Re: [boost] [openmethod] On the unreasonable efficiency of fast_perfect_hash

12 May 2025


      El 12/05/2025 a las 12:06, Ivan Matek escribió:
...
On Sun, May 11, 2025 at 9:01 PM Joaquin M López Muñoz via Boost 
<boost@lists.boost.org> wrote:
https://github.com/joaquintides/perfect_range_hash
Thank you for this. Unfortunately even this basic math is a bit too 
complex for me
so few small comments:
1. stylistically I would link to particular hash of source code, 
although documentation
link is nicer. Reason is that documentation link can die
I can relink to a more stable doc if the lib is accepted.
...
2. afaik C is not randomly chosen between 0<= C <= 2^64, i.e. it is 
always an odd number.
You're right. We'd have to ask the author, but I guess the "| 1" in
"hash_mult = uniform_dist(rnd) | 1" is there to avoid the (very 
unlikely) case
hash_mult = 0. In any case, this small adjustment doesn't change the big 
picture
statistically --the output distribution is largely dominated by C/B, 
where C is
the multiplier and B is 2^(64-m), so the least significant bit of C is 
mostly
swallowed along the way.
...
3. in my brief experiments I tried to add large gap, and randomly pick 
subset of types,
and performance was still amazing.
Example for 3.: [...]
This case of 231 type_ids scattered in a range of 3000 positions is 
lower-bounded
by (has better chances than) the baseline case with 3000 adjacent 
positions, which
has a probability 0.14 of finding a perfect hash multiplier for 4096 
buckets.
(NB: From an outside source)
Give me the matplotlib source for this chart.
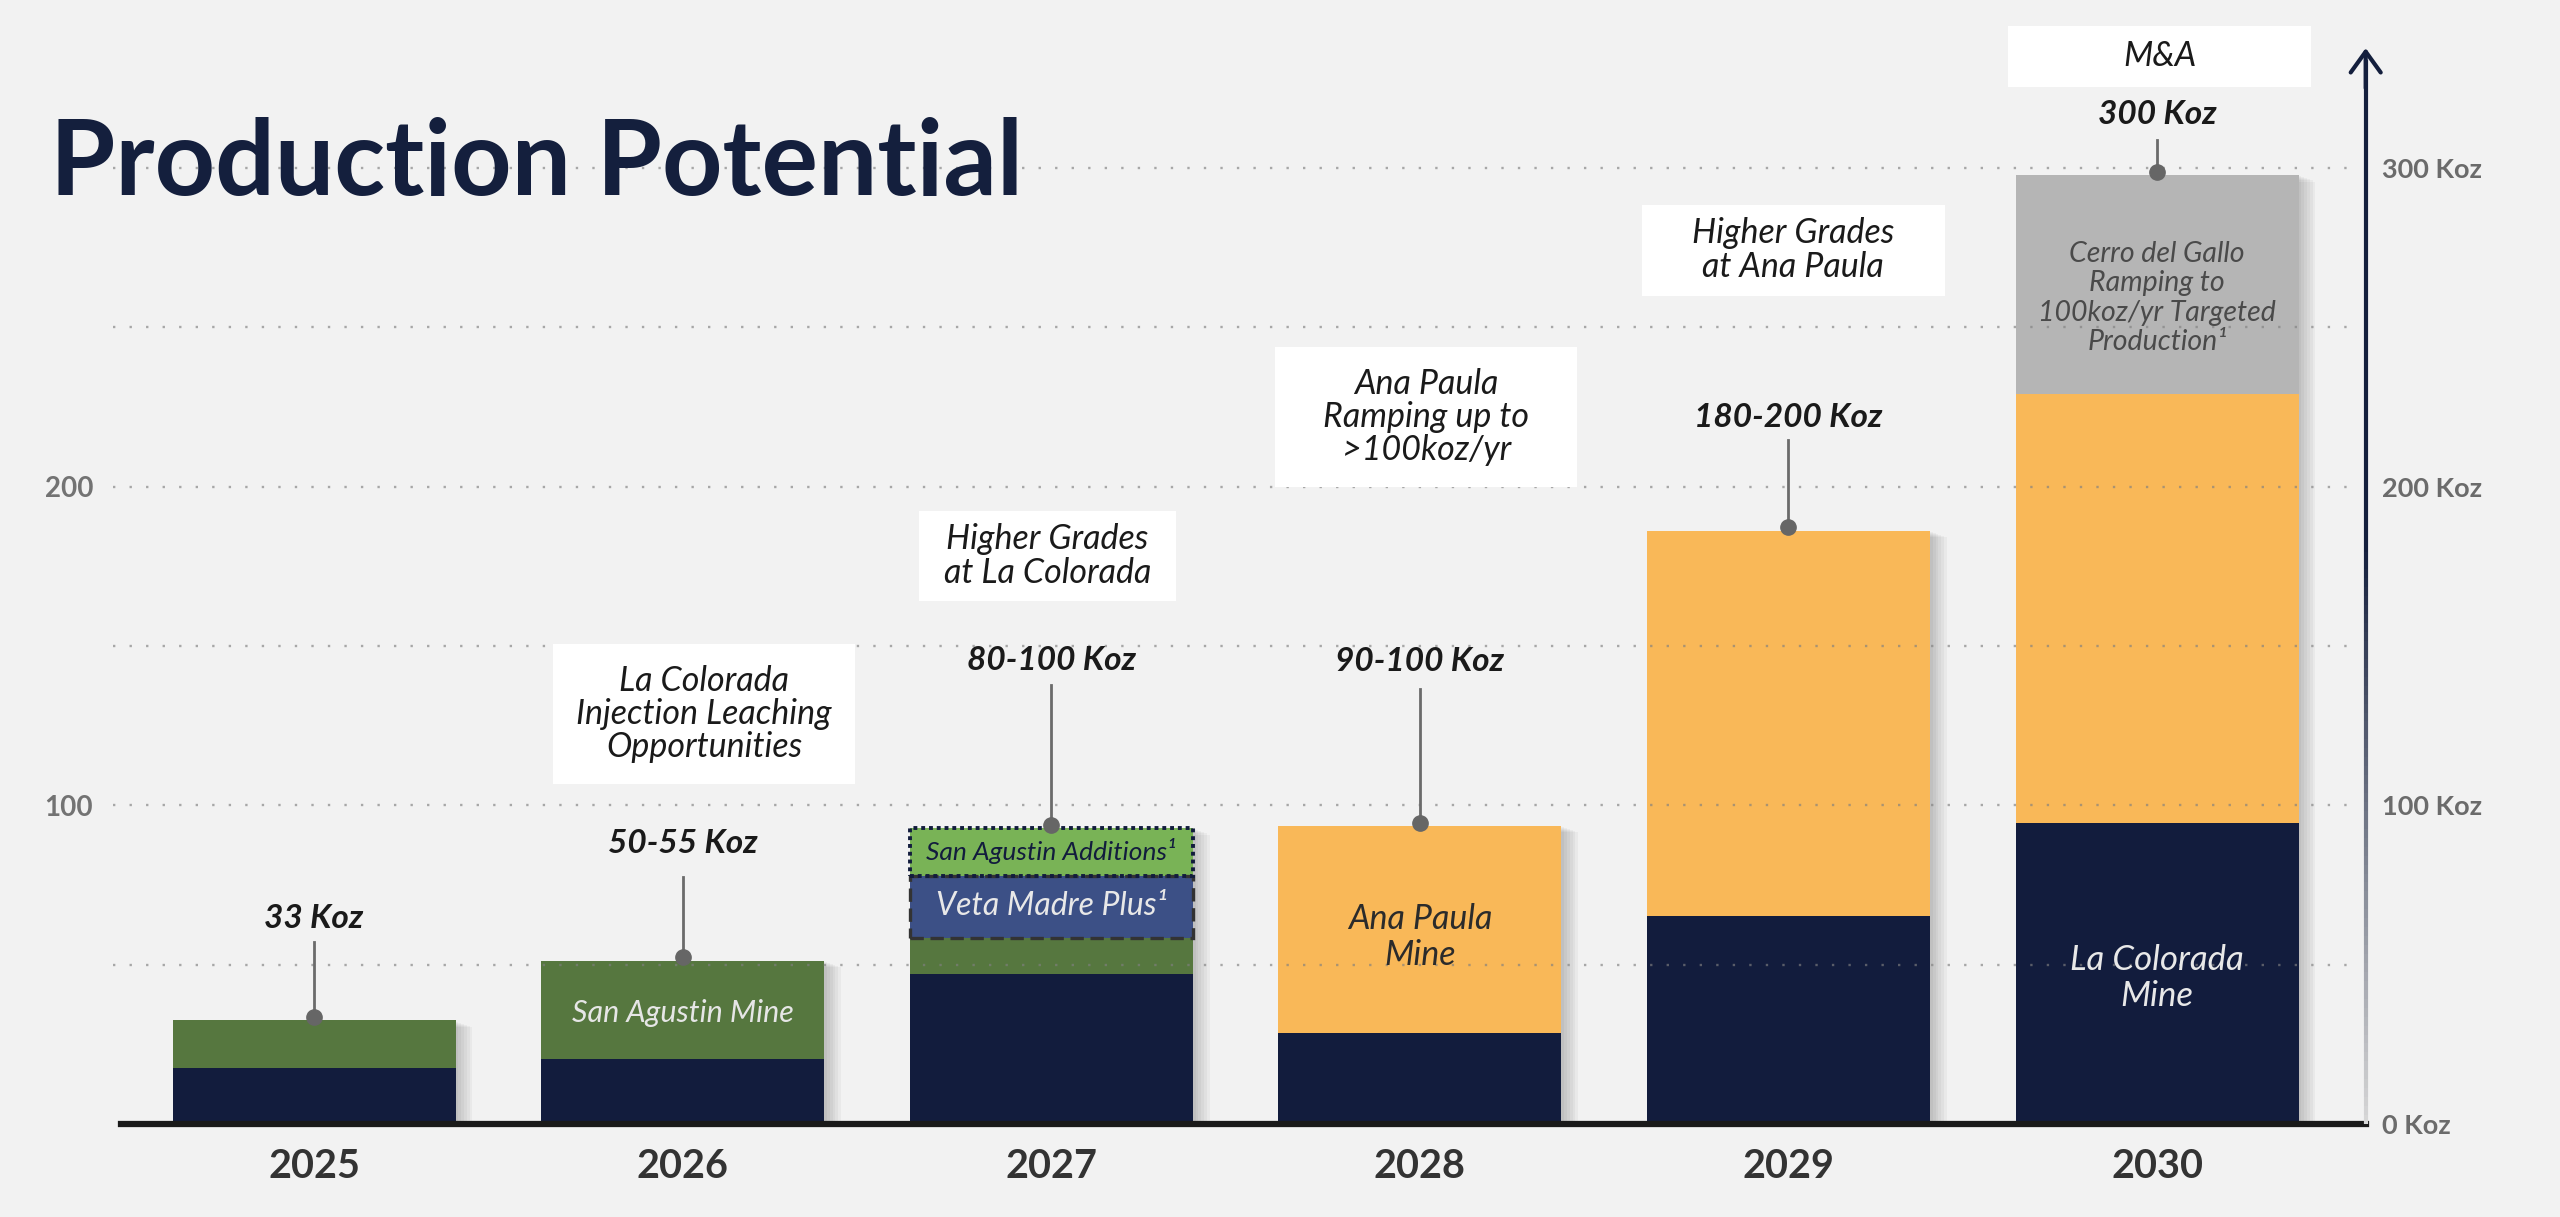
import numpy as np
import matplotlib.pyplot as plt
import matplotlib.patheffects as pe
from matplotlib.patches import Rectangle
from matplotlib.collections import LineCollection
from matplotlib.colors import to_rgb

plt.rcParams['font.family'] = ['Lato', 'DejaVu Sans']

# data (Koz)
years = ['2025', '2026', '2027', '2028', '2029', '2030']
la_colorada = [17.5, 20.3, 47.1, 28.7, 65.3, 94.5]
san_agustin = [15.0, 31.0, 11.4, 0, 0, 0]
veta_madre_plus = [0, 0, 19.4, 0, 0, 0]
san_agustin_additions = [0, 0, 15.0, 0, 0, 0]
ana_paula = [0, 0, 0, 64.9, 120.9, 134.5]
cerro_del_gallo = [0, 0, 0, 0, 0, 68.8]
total_labels = ['33 Koz', '50-55 Koz', '80-100 Koz', '90-100 Koz', '180-200 Koz', '300 Koz']
left_ticks = [100, 200]
right_ticks = [0, 100, 200, 300]
right_tick_labels = ['0 Koz', '100 Koz', '200 Koz', '300 Koz']
grid_levels = [50, 100, 150, 200, 250, 300]

# layout of the call-outs (in Koz)
label_y = [64.4, 87.9, 145.3, 145.0, 221.8, 316.9]
stem_top = [57.1, 77.5, 137.9, 136.6, 214.6, 308.8]

NAVY = '#121c3d'
GREEN = '#56773f'
LIGHT_GREEN = '#79b356'
BLUE = '#3c5086'
ORANGE = '#f9b858'
GREY = '#b5b5b5'
BG = '#f2f2f2'
TXT = '#1a1a1a'

fig = plt.figure(figsize=(25.6, 12.17), dpi=100, facecolor=BG)
ax = fig.add_axes([121 / 2560, 1 - 1124 / 1217, (2365.7 - 121) / 2560, (1124 - 72.3) / 1217])
ax.set_facecolor('none')
ax.set_xlim(-0.524, 5.566)
ax.set_ylim(0, 330)
for s in ax.spines.values():
    s.set_visible(False)

x = np.arange(len(years))
w = 0.768

series = [
    (la_colorada, NAVY),
    (san_agustin, GREEN),
    (veta_madre_plus, BLUE),
    (san_agustin_additions, LIGHT_GREEN),
    (ana_paula, ORANGE),
    (cerro_del_gallo, GREY),
]
totals = np.sum([s for s, _ in series], axis=0)

# one bar per year just for the (soft) drop shadow
shadow = [pe.SimplePatchShadow(offset=(k, -k * 0.4), shadow_rgbFace='black', alpha=0.035)
          for k in range(2, 13, 2)] + [pe.Normal()]
ax.bar(x, totals, w, color=NAVY, linewidth=0, zorder=1, path_effects=shadow)

bottom = np.zeros(len(years))
bottoms = []
for vals, col in series:
    bottoms.append(bottom.copy())
    ax.bar(x, vals, w, bottom=bottom, color=col, linewidth=0, zorder=2)
    bottom = bottom + np.array(vals)

# dashed / dotted outlines on the 2027 upside pieces
for i in range(len(years)):
    if veta_madre_plus[i] > 0:
        ax.bar(x[i], veta_madre_plus[i], w, bottom=bottoms[2][i], fill=False,
               edgecolor='#333333', linewidth=2.4, linestyle=(0, (4, 2)), zorder=3)
    if san_agustin_additions[i] > 0:
        ax.bar(x[i], san_agustin_additions[i], w, bottom=bottoms[3][i], fill=False,
               edgecolor=NAVY, linewidth=2.8, linestyle=(0, (1, 1)), zorder=3)

# dotted grid
ax.hlines(grid_levels, -0.545, 5.52, colors='#808080', linestyles=[(0, (1, 6))],
          linewidth=1.7, alpha=0.65, zorder=4, clip_on=False)

# base line
ax.axhline(0, color=TXT, linewidth=4.5, zorder=6, clip_on=False)

# total call-outs
for i in range(len(years)):
    ax.plot([x[i], x[i]], [totals[i], stem_top[i]], color='#6b6b6b', linewidth=2, zorder=7)
    ax.plot(x[i], totals[i] + 1, 'o', ms=11, color='#666666', zorder=8)
    ax.text(x[i], label_y[i], total_labels[i], ha='center', va='center', fontsize=24,
            fontweight='bold', fontstyle='italic', color=TXT, zorder=8)

# white note boxes
notes = [
    ('La Colorada\nInjection Leaching\nOpportunities', 1.058, 128.6, 0.821, 43.9),
    ('Higher Grades\nat La Colorada', 1.99, 178.2, 0.697, 28.2),
    ('Ana Paula\nRamping up to\n>100koz/yr', 3.017, 221.9, 0.82, 43.9),
    ('Higher Grades\nat Ana Paula', 4.013, 274.2, 0.823, 28.5),
    ('M&A', 5.007, 335.0, 0.822, 19.1),
]
for txt, cx, cy, bw, bh in notes:
    ax.add_patch(Rectangle((cx - bw / 2, cy - bh / 2), bw, bh, facecolor='white',
                           linewidth=0, zorder=5, clip_on=False))
    ax.text(cx, cy, txt, ha='center', va='center', fontsize=24.5, fontstyle='italic',
            color=TXT, linespacing=1.05, zorder=6, clip_on=False)

# names inside the bars
inner = [
    ('San Agustin Mine', 1, 34.8, '#e6e6e6', 22),
    ('San Agustin Additions\u00b9', 2, 85.8, NAVY, 19),
    ('Veta Madre Plus\u00b9', 2, 68.4, '#e8e8e8', 23),
    ('Ana Paula\nMine', 3, 58.7, '#2b2b2b', 24.5),
    ('La Colorada\nMine', 5, 45.8, '#e8e8e8', 25),
    ('Cerro del Gallo\nRamping to\n100koz/yr Targeted\nProduction\u00b9', 5, 259.2, '#4a4a4a', 20.5),
]
for txt, xi, yi, col, fs in inner:
    ax.text(xi, yi, txt, ha='center', va='center', fontsize=fs, fontstyle='italic',
            color=col, linespacing=1.15, zorder=6)

# axes labels
ax.set_xticks(x, years)
ax.tick_params(axis='x', length=0, pad=17, labelsize=28.5, labelcolor='#333333')
ax.set_yticks(left_ticks, [str(v) for v in left_ticks])
ax.tick_params(axis='y', length=0, pad=20, labelsize=20, labelcolor='#737373')
for lbl in ax.get_xticklabels() + ax.get_yticklabels():
    lbl.set_fontweight('bold')

ax2 = ax.twinx()
ax2.set_ylim(ax.get_ylim())
ax2.set_yticks(right_ticks, right_tick_labels)
ax2.tick_params(axis='y', length=0, pad=12, labelsize=19.5, labelcolor='#6b6b6b')
for lbl in ax2.get_yticklabels():
    lbl.set_fontweight('bold')
for s in ax2.spines.values():
    s.set_visible(False)

# right arrow, fading towards the bottom
xr = ax.get_xlim()[1]
ys = np.linspace(0, 334, 120)
segs = [[(xr, ys[k]), (xr, ys[k + 1])] for k in range(len(ys) - 1)]
c0, c1 = np.array(to_rgb('#d6d6d6')), np.array(to_rgb('#141f3d'))
t = np.clip(ys[:-1] / 180, 0, 1)[:, None]
lc = LineCollection(segs, colors=c0 * (1 - t) + c1 * t, linewidths=3, zorder=6, clip_on=False)
ax.add_collection(lc)
ax.annotate('', xy=(xr, 337.6), xytext=(xr, 325),
            arrowprops=dict(arrowstyle='->,head_length=0.5,head_width=0.36', lw=3,
                            color='#141f3d', mutation_scale=30, shrinkA=0, shrinkB=0),
            annotation_clip=False, zorder=7)

fig.text(50 / 2560, 1 - 195 / 1217, 'Production Potential', fontsize=76, fontweight='bold',
         color='#141f3d', va='baseline', ha='left')

fig.savefig('out.png', dpi=100, facecolor=BG)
Note
that a "hard" case would involve having your type_ids distributed across the
entire 64-bit space of possible numerical values, and in the example you 
wrote
the values are confined to a range that is around 10^14 times smaller 
than 2^64
--this is the fact that the algorithm takes an implicit advantage of.

Joaquin M Lopez Munoz